His work starts by strong hints to the heart that there is something better than what I experience, something more, a beauty and glory beyond me.

And His work continues with inklings, urges, signposts telling me “Wrong Way,” all along the winding path of common sense.


Hunger for transcendence, dissatisfaction with terra firma: these two desires play in harmony on the soul, comforting and chaffing, pricking and gnawing, inviting and repulsing . . . all in a single breath.


Without God echo, soul would wither and shrivel in despair and shame.

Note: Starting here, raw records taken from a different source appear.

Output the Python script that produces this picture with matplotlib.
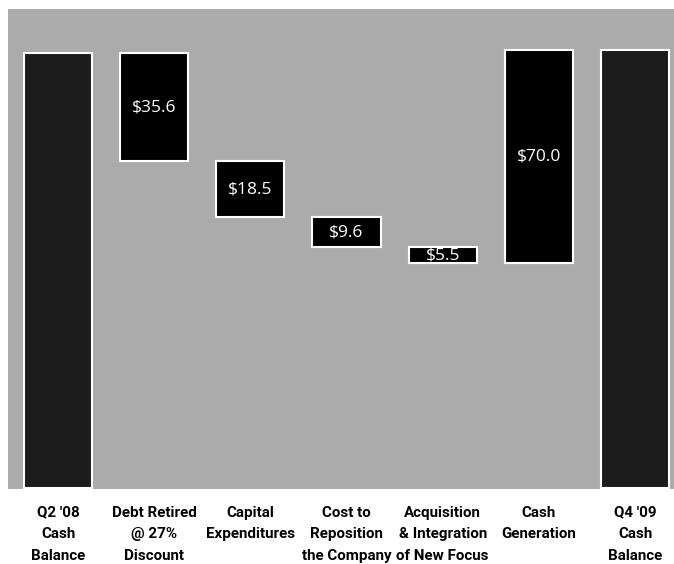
import numpy as np
import matplotlib
matplotlib.use("Agg")
import matplotlib.pyplot as plt

categories = ["Q2 '08\nCash\nBalance", "Debt Retired\n@ 27%\nDiscount", "Capital\nExpenditures",
              "Cost to\nReposition\nthe Company", "Acquisition\n& Integration\nof New Focus",
              "Cash\nGeneration", "Q4 '09\nCash\nBalance"]
start_balance = 143.0
changes = [-35.6, -18.5, -9.6, -5.5, 70.0]
value_labels = ["$35.6", "$18.5", "$9.6", "$5.5", "$70.0"]

# waterfall geometry
bottoms, heights = [0], [start_balance]
level = start_balance
for c in changes:
    new = level + c
    bottoms.append(min(level, new))
    heights.append(abs(c))
    level = new
bottoms.append(0)
heights.append(level)

colors = ["#1c1c1c"] + ["#000000"] * len(changes) + ["#1c1c1c"]

fig = plt.figure(figsize=(6.74, 5.64), dpi=100)
ax = fig.add_axes([8 / 674, 75 / 564, 666 / 674, 480 / 564])
ax.set_facecolor("#ababab")

x = np.arange(len(categories))
ax.bar(x, heights, bottom=bottoms, width=0.71, color=colors,
       edgecolor="white", linewidth=1.5, zorder=3)

for i, lab in enumerate(value_labels, start=1):
    ax.text(x[i], bottoms[i] + heights[i] / 2, lab, color="white",
            ha="center", va="center", fontsize=12.5,
            family=["Open Sans", "DejaVu Sans"], zorder=4)

ax.set_xlim(-0.52, 6.405)
ax.set_ylim(-0.3, 157.4)
ax.set_yticks([])
ax.set_xticks(x)
ax.set_xticklabels(categories, fontsize=10.9, fontweight="bold",
                   family=["Roboto", "DejaVu Sans"], linespacing=1.7)
ax.tick_params(axis="x", length=0, pad=12)
for s in ax.spines.values():
    s.set_visible(False)

fig.savefig("out.png", dpi=100, facecolor="white")
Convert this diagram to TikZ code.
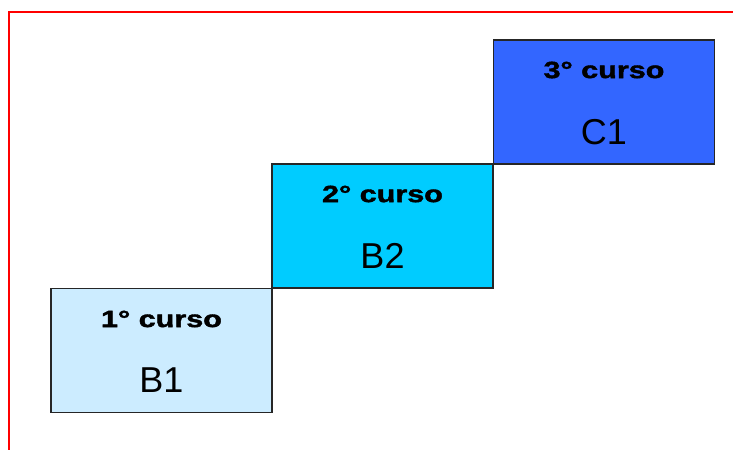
\documentclass[tikz,border=0pt]{standalone}
\usepackage{graphicx}
\usepackage{fontspec}
\setmainfont{Liberation Sans}
\newfontfamily\cursofont{Liberation Sans}[BoldFeatures={FakeBold=1.6}]
\usetikzlibrary{positioning}
\definecolor{primero}{HTML}{CCECFF}
\definecolor{segundo}{HTML}{00CCFF}
\definecolor{tercero}{HTML}{3366FF}
\newcommand{\curso}[1]{\scalebox{1.30}[1]{#1}}
\begin{document}
\begin{tikzpicture}[x=1pt, y=-1pt,
        cursobox/.style={draw=black!85, line width=1.6pt, minimum width=221pt, minimum height=124pt, inner sep=0pt},
        cursotitle/.style={font=\fontsize{23.5}{23.5}\cursofont\bfseries, inner sep=0pt},
        nivel/.style={font=\fontsize{36}{36}\selectfont, inner sep=0pt}]
        \useasboundingbox (0,0) rectangle (733,450);
        \draw[red, line width=2pt] (733,12) -- (9,12) -- (9,450);
        % los tres cursos
        \node[cursobox, fill=primero] (b1) at (161.5,350.5) {};
        \node[cursobox, fill=segundo] (b2) at (382.5,226) {};
        \node[cursobox, fill=tercero] (c1) at (604,102) {};
        \node[cursotitle] (t1) at (161.5,319) {\curso{1° curso}};
        \node[nivel] (n1) at (161.5,380) {B1};
        \node[cursotitle] (t2) at (382.5,194) {\curso{2° curso}};
        \node[nivel] (n2) at (382.5,256) {B2};
        \node[cursotitle] (t3) at (604,70) {\curso{3° curso}};
        \node[nivel] (n3) at (604,132) {C1};
    \end{tikzpicture}
\end{document}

And without stinking wreckage of man’s folly strewn over the footpath, soul would careen to ultimate demise.

Checks and guards, some painful prodding, sometimes yanking away from foolish tributaries . . . this Shepherded journey leads on: a clear trail home carved around faulty, treacherous footpaths.

And in the pain of the rod, the discomfort of staff, the upsetting of foregone conclusions about life and living, one comfort repeats: He is with me.

“Your rod and Your staff comfort me.”

“I will fear no evil, for You are with me.”

“You have hedged me behind and before, and laid Your hand upon me.”


P.S. I wrote this a week ago, but let it simmer and stew a while before posting . . . still smarting from a Divine spanking, bashful at the undoing, healing power of Grace, and just not sure about words in this busyness.

Thursday, May 19, 2011

Pilgrimage

19 May 2011

Sometimes our journeys bring us round again, to vistas familiar. Our vantage new, scenes before us recognized, and the heart remembers what it felt the first time it saw.

The higher ridge means haze and thin air; soul must rest frequent, and monitor constant to live up here, listening for song in the wind, keeping simple in the extremes.

And the low valley means suspenseful quiet, taut senses; and soul must hush pounding heartbeat to listen for whispers of hope.

One day we wake, and realize our surroundings: makeshift shelters, impossible panoramas, unfamiliar territory. We’re in a caravan, and we forgot. I’m a pilgrim, and I must remember.

Because the wilderness is wide, wild, brutal. And the oasis can suffocate and mislead. There is no location impervious to danger, because internal hazards outweigh external threats.

Sheer awe, the overwhelmed soul, and despair’s haunting companionship bring us silent, gaping, cognizant of our relative size in this vastness. We are vulnerable. We are small. We are undone.

But we are not alone. I am not alone.

And we will not be utterly forsaken, because God has committed Himself to us, because He chose to, because we belong to Him.

The only good thing about being a sheep in this wilderness, is having a Good Shepherd. Many leaders call for our adherence, but only God is good.

He is God, and I am not.

And He is good, and I am safe.

What is your only comfort in life and in death?

That I am not my own,

But belong body and soul, in life and death,

To my faithful Saviour, Jesus Christ.